Erneuter Streik bei Amazon

Die Amazonen kämpfen weiter

19. September 2013
von Börsenblatt
In Bad Hersfeld und Leipzig wird wieder gestreikt: Verdi hat die Mitarbeiter an den beiden Versandzentren erneut zum Arbeitskampf aufgerufen. Drei Tage sollen die Räder still stehen. Seit Mai kämpft der Arbeitnehmerverband für einen Tarifvertrag.

"Unsere Streikkasse ist gut gefüllt",  hatte Verdi-Vorstand Frank Bsirske im Juni während der letzten großen Streikaktion in Richtung Amazon verlauten lassen. Auf die Drohung reagierte Deutschlands größter Versandhändler gewohnt kühl. Von einer Anerkennung des vom Arbeitnehmerverband geforderten Tarifvertrags für den Versand- und Einzelhandel ist man nach wie vor meilenweit entfernt. Amazon bezahlt nach eigenem Lohnsystem, immer wieder sprechen Mitarbeiter undBetriebsräte davon, dass vor allem im Herbst und Winter die Gehaltszahlungen verspätet oder fehlerhaft bearbeitet werden - vermutlich wegen Überlastung der Personalstellen, da ein großer Teil der Mitarbeiter aus Saisonkräften besteht.

15 Streiktage hat es bislang an den Versandezentren in Leipzig und Bad Hersfeld gegeben. Laut Verdi legen kontinuierlich rund die Hälfte der festangestellten Mitarbeiter die Arbeit nieder. Amazon redet die Zahlen gewohnheitsmäßig kleiner und gibt an, dass der Arbeitsausstand keine Auswirkungen auf den Versand habe.

Das wird aus Gewerkschaftskreisen aber bestritten: Amazon liefere pünktlich, weil im Streikfall die Lieferzeit für viele Produkte um mehrere Tage angehoben werde. Aber die Zeitverzögerungen dürfte der Onlinehändler beim Umsatz spüren. Bislang hat Amazon sich nur bereit erklärt, freiwillig ein Weihnachtsgeld zu zahlen - und zwar in geringerem Umfang, als laut Tarifvertrag vorgesehen wäre. Verdi ist das zu wenig. 

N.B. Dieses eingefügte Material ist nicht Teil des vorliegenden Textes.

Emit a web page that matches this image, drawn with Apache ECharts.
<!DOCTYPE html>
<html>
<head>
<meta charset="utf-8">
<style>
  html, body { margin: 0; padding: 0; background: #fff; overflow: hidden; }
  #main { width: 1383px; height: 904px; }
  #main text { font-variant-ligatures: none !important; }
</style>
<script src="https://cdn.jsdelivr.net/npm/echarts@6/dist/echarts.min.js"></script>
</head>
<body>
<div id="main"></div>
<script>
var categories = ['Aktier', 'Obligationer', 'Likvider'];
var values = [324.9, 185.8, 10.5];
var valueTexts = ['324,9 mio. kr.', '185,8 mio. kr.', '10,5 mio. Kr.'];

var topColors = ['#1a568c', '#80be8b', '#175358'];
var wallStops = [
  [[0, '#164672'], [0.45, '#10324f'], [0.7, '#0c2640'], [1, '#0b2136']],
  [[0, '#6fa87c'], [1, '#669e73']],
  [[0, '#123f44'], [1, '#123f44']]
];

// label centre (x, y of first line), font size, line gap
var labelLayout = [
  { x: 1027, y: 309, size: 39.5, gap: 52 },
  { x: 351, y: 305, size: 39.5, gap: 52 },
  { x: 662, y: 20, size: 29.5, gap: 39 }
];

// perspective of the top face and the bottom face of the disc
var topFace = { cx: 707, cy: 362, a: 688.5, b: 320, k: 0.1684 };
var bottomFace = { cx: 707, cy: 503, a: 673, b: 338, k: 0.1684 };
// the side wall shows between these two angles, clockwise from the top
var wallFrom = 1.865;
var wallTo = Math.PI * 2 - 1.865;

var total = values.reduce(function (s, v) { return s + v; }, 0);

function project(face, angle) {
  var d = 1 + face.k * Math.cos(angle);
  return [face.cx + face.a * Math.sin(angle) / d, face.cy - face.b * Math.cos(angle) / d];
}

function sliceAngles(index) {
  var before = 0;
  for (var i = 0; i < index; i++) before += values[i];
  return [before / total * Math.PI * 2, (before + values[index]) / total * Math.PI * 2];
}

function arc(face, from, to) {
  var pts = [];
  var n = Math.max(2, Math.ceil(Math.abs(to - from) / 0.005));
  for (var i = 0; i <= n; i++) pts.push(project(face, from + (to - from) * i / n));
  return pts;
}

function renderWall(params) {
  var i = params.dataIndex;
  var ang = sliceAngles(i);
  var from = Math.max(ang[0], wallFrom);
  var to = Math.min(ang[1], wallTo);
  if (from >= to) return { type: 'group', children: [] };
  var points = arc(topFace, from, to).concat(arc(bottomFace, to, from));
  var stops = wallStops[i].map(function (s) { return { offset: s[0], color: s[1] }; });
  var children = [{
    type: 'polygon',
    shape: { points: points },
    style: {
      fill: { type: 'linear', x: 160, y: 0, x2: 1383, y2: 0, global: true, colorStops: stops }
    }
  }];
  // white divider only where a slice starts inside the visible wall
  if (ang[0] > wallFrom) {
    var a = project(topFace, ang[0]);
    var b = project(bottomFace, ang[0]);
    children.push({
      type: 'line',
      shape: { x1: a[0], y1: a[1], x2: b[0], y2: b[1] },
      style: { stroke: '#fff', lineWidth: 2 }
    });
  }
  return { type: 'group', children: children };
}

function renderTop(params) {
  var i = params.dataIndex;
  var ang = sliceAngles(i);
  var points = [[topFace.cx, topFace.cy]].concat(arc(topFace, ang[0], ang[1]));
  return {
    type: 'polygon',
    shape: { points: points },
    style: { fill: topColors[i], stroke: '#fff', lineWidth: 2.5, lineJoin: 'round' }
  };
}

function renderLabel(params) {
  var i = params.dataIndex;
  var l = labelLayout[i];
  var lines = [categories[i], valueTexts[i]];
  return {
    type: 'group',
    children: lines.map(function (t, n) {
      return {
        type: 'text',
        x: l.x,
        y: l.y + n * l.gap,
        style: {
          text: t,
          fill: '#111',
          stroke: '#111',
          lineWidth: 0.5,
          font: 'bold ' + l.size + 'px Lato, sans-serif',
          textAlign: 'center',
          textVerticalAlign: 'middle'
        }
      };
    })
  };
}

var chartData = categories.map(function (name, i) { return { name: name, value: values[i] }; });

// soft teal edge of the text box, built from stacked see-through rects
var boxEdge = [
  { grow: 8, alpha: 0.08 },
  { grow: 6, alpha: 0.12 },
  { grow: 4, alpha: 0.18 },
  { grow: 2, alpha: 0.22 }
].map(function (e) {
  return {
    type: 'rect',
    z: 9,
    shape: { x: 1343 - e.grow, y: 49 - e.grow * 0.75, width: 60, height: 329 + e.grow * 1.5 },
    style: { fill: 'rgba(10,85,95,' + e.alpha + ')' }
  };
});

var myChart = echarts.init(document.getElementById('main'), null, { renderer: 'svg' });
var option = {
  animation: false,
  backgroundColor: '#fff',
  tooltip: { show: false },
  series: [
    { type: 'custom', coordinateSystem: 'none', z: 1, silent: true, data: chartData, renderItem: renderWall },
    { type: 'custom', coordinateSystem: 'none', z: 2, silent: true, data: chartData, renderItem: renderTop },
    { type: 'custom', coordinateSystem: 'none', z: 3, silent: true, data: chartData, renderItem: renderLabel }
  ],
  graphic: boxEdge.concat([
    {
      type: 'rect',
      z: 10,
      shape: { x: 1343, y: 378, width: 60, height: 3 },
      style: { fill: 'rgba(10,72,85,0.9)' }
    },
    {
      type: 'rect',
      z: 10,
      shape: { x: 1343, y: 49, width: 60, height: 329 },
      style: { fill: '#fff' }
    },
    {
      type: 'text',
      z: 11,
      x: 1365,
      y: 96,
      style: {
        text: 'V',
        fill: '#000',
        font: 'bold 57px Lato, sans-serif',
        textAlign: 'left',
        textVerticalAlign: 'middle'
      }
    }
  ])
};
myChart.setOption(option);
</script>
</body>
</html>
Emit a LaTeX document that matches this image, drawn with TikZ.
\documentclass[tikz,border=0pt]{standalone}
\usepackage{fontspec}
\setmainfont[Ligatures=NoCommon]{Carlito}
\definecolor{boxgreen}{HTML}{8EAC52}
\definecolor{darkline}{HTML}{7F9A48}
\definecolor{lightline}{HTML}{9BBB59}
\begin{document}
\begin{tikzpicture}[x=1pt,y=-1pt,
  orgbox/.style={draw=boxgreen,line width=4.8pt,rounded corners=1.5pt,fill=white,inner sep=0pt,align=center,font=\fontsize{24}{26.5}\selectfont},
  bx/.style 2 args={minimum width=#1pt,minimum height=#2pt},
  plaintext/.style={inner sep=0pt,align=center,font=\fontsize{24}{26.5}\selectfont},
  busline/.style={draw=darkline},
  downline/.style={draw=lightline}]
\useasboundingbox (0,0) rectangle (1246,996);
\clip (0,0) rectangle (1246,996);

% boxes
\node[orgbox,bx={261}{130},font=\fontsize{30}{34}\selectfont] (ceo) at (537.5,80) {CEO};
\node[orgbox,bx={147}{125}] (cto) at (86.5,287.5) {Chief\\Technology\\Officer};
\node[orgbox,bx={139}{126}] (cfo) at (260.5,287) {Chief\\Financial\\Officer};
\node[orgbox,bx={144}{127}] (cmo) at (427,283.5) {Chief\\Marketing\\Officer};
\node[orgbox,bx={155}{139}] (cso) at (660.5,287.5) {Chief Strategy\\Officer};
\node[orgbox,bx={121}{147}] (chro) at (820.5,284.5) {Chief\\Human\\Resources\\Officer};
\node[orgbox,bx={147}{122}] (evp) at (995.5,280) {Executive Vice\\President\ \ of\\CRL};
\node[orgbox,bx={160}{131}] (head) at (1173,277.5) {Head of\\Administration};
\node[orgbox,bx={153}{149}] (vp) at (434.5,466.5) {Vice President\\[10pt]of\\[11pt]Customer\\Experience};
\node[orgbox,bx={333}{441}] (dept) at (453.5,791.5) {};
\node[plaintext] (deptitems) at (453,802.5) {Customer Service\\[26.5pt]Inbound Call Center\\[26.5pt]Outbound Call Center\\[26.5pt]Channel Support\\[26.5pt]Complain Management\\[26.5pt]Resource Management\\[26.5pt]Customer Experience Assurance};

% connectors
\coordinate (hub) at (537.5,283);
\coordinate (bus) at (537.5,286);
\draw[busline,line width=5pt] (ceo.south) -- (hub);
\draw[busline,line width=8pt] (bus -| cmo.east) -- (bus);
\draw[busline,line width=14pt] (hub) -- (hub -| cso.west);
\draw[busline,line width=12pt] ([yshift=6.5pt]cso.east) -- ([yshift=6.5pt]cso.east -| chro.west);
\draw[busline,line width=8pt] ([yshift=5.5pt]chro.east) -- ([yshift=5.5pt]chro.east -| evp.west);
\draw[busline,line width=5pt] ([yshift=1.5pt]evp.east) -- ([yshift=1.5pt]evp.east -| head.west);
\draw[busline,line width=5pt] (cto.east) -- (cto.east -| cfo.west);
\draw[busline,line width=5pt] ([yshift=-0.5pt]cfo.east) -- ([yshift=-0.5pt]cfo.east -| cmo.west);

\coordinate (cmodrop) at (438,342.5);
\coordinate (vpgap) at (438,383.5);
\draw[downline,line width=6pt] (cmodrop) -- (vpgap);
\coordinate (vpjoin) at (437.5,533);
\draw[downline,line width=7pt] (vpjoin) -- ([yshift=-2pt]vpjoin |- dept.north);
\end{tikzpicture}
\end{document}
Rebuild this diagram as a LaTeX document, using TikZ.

Das fordert Verdi von Amazon:

  • In Bad Hersfeld, notiert Verdi, verdiene ein Kommissionierer zu Beginn seiner Tätigkeit 9,83 Euro pro Stunde, nach 24 Monaten dann 11,48 Euro  pro Stunde. Nach Tarifvertrag müssten bereits zu Beginn 12,18 Euro pro Stunde gezahlt werden.  
  • Darüber hinaus kritisiert Verdi, dass Amazon weder Urlaubs- noch Weihnachtsgeld kenne.
  • Der Urlaubsanspruch von Amazon-Mitarbeitern liege bei 28 Arbeitstagen pro Jahr – laut Tarif hätten sie Anspruch auf insgesamt 36 Werktage (bei einer 6-Tage-Woche).
  • Zudem seien die Zuschläge für Nacht-, Sonn- und Feiertagsarbeit sowie für Überstunden bei Amazon deutlich niedriger als nach den Regelungen im Tarifvertrag der Branche Einzel- und Versandhandel.
  • Im Ergebnis, argumentiert Verdi, bedeutet das alles: Ohne Tarifvertrag verdienten Amazon-Arbeitnehmer - je nach Schichtarbeitszeiten – bis zu 9.000 Euro (brutto) weniger im Jahr.